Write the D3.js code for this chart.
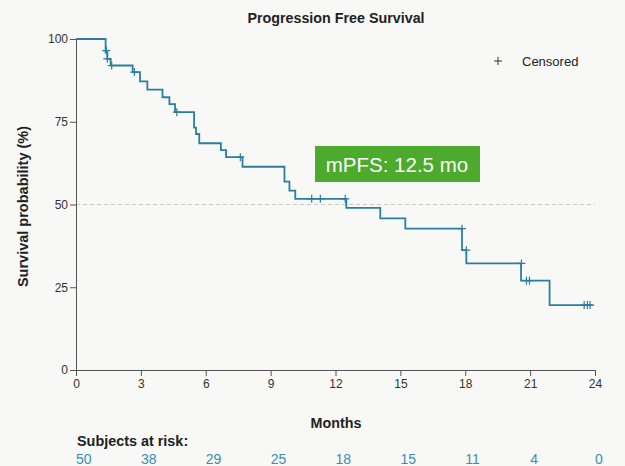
<!DOCTYPE html>
<html>
<head>
<meta charset="utf-8">
<script src="https://cdn.jsdelivr.net/npm/d3@7"></script>
<style>
  body { margin: 0; background: #f8f8f6; }
  svg { display: block; font-family: "Liberation Sans", Arial, sans-serif; }
</style>
</head>
<body>
<svg id="plot"></svg>
<script>
// Kaplan-Meier steps: time (months) and survival (%) after each drop
const stepTimes = [0, 1.37, 1.45, 1.6, 2.62, 2.96, 3.3, 4.0, 4.32, 4.58, 5.46, 5.55, 5.7, 6.7, 6.94, 7.7, 9.64, 9.87, 10.14, 12.5, 14.07, 15.23, 17.85, 18.05, 20.58, 21.9]
const stepSurv = [100, 96, 94, 92, 90, 87.2, 84.7, 82.4, 80.3, 77.9, 73.2, 71.3, 68.5, 66.4, 64.3, 61.4, 56.9, 54.2, 51.7, 49.0, 45.8, 42.7, 36.2, 32.2, 27.0, 19.6]
const endTime = 23.9

// censored marks
const censorTimes = [1.4, 1.45, 1.65, 2.7, 4.66, 7.6, 10.9, 11.3, 12.45, 17.85, 18.05, 20.6, 20.83, 20.97, 23.5, 23.65, 23.77]
const censorSurv = [96.5, 94, 92, 90, 77.9, 64.3, 51.7, 51.7, 51.7, 42.7, 36.2, 32.2, 27.0, 27.0, 19.6, 19.6, 19.6]

const xTicks = [0, 3, 6, 9, 12, 15, 18, 21, 24]
const yTicks = [0, 25, 50, 75, 100]
const atRisk = [50, 38, 29, 25, 18, 15, 11, 4, 0]

const width = 625
const height = 466
const margin = ({top: 39, right: 30, bottom: 96, left: 76})
const lineColor = '#2a7ea0'

const x = d3.scaleLinear()
  .domain([0, 24])
  .range([margin.left, width - margin.right])
const y = d3.scaleLinear()
  .domain([0, 100])
  .range([height - margin.bottom, margin.top])

const svg = d3.select('svg#plot')
  .attr('width', width)
  .attr('height', height)

// title
svg.append('text')
  .attr('x', 336)
  .attr('y', 23)
  .attr('text-anchor', 'middle')
  .attr('font-size', 14.3)
  .attr('font-weight', 'bold')
  .attr('fill', '#222')
  .text('Progression Free Survival')

// 50% reference line
svg.append('line')
  .attr('x1', x(0))
  .attr('x2', x(24))
  .attr('y1', y(50))
  .attr('y2', y(50))
  .attr('stroke', '#c8c8c8')
  .attr('stroke-width', 1)
  .attr('stroke-dasharray', '4,3')

// axes
svg.append('g')
  .attr('transform', `translate(0, ${height - margin.bottom})`)
  .call(d3.axisBottom(x).tickValues(xTicks).tickSize(6).tickPadding(3))
svg.append('g')
  .attr('transform', `translate(${margin.left}, 0)`)
  .call(d3.axisLeft(y).tickValues(yTicks).tickSize(6).tickPadding(2))

svg.selectAll('.domain, .tick line').attr('stroke', '#555')
svg.selectAll('.tick text')
  .attr('font-size', 12)
  .attr('fill', '#333')
  .attr('font-family', '"Liberation Sans", Arial, sans-serif')

// axis labels
svg.append('text')
  .attr('transform', `translate(28, ${(margin.top + height - margin.bottom) / 2 + 2}) rotate(-90)`)
  .attr('text-anchor', 'middle')
  .attr('font-size', 14.5)
  .attr('font-weight', 'bold')
  .attr('fill', '#222')
  .text('Survival probability (%)')

svg.append('text')
  .attr('x', 336)
  .attr('y', 428)
  .attr('text-anchor', 'middle')
  .attr('font-size', 14.3)
  .attr('font-weight', 'bold')
  .attr('fill', '#222')
  .text('Months')

// KM step line
const pts = stepTimes.map((t, i) => [t, stepSurv[i]])
pts.push([endTime, stepSurv[stepSurv.length - 1]])
svg.append('path')
  .datum(pts)
  .attr('fill', 'none')
  .attr('stroke', lineColor)
  .attr('stroke-width', 1.8)
  .attr('d', d3.line()
    .x(d => x(d[0]))
    .y(d => y(d[1]))
    .curve(d3.curveStepAfter))

// censor marks
const cs = 4
svg.append('g')
  .selectAll('path')
  .data(censorTimes.map((t, i) => [t, censorSurv[i]]))
  .join('path')
    .attr('d', d => `M${x(d[0]) - cs},${y(d[1])}H${x(d[0]) + cs}M${x(d[0])},${y(d[1]) - cs}V${y(d[1]) + cs}`)
    .attr('stroke', lineColor)
    .attr('stroke-width', 1.2)

// legend
svg.append('path')
  .attr('d', 'M494,61H502M498,57V65')
  .attr('stroke', '#333')
  .attr('stroke-width', 1)
svg.append('text')
  .attr('x', 522)
  .attr('y', 66)
  .attr('font-size', 13)
  .attr('fill', '#222')
  .text('Censored')

// median box
svg.append('rect')
  .attr('x', 315)
  .attr('y', 146)
  .attr('width', 165)
  .attr('height', 36)
  .attr('fill', '#4caa2c')
svg.append('text')
  .attr('x', 397)
  .attr('y', 171.5)
  .attr('text-anchor', 'middle')
  .attr('font-size', 20.5)
  .attr('fill', '#fff')
  .text('mPFS: 12.5 mo')

// at-risk table
svg.append('text')
  .attr('x', 77)
  .attr('y', 446)
  .attr('font-size', 14.4)
  .attr('font-weight', 'bold')
  .attr('fill', '#222')
  .text('Subjects at risk:')

svg.append('g')
  .selectAll('text')
  .data(atRisk)
  .join('text')
    .attr('x', (d, i) => x(xTicks[i]))
    .attr('y', 464)
    .attr('font-size', 14)
    .attr('fill', '#3a8fb0')
    .text(d => d)
</script>
</body>
</html>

* _Brief_
Repeat the lines of the listing above verbatim, beginning at its first line and ending at the line containing "const lineColor = '#2a7ea0'", which is included. Omit pictures.

* _Exercise solution_
Write the D3.js code for this chart.
<!DOCTYPE html>
<html>
<head>
<meta charset="utf-8">
<script src="https://cdn.jsdelivr.net/npm/d3@7"></script>
<style>
  body { margin: 0; background: #f8f8f6; }
  svg { display: block; font-family: "Liberation Sans", Arial, sans-serif; }
</style>
</head>
<body>
<svg id="plot"></svg>
<script>
// Kaplan-Meier steps: time (months) and survival (%) after each drop
const stepTimes = [0, 1.37, 1.45, 1.6, 2.62, 2.96, 3.3, 4.0, 4.32, 4.58, 5.46, 5.55, 5.7, 6.7, 6.94, 7.7, 9.64, 9.87, 10.14, 12.5, 14.07, 15.23, 17.85, 18.05, 20.58, 21.9]
const stepSurv = [100, 96, 94, 92, 90, 87.2, 84.7, 82.4, 80.3, 77.9, 73.2, 71.3, 68.5, 66.4, 64.3, 61.4, 56.9, 54.2, 51.7, 49.0, 45.8, 42.7, 36.2, 32.2, 27.0, 19.6]
const endTime = 23.9

// censored marks
const censorTimes = [1.4, 1.45, 1.65, 2.7, 4.66, 7.6, 10.9, 11.3, 12.45, 17.85, 18.05, 20.6, 20.83, 20.97, 23.5, 23.65, 23.77]
const censorSurv = [96.5, 94, 92, 90, 77.9, 64.3, 51.7, 51.7, 51.7, 42.7, 36.2, 32.2, 27.0, 27.0, 19.6, 19.6, 19.6]

const xTicks = [0, 3, 6, 9, 12, 15, 18, 21, 24]
const yTicks = [0, 25, 50, 75, 100]
const atRisk = [50, 38, 29, 25, 18, 15, 11, 4, 0]

const width = 625
const height = 466
const margin = ({top: 39, right: 30, bottom: 96, left: 76})
const lineColor = '#2a7ea0'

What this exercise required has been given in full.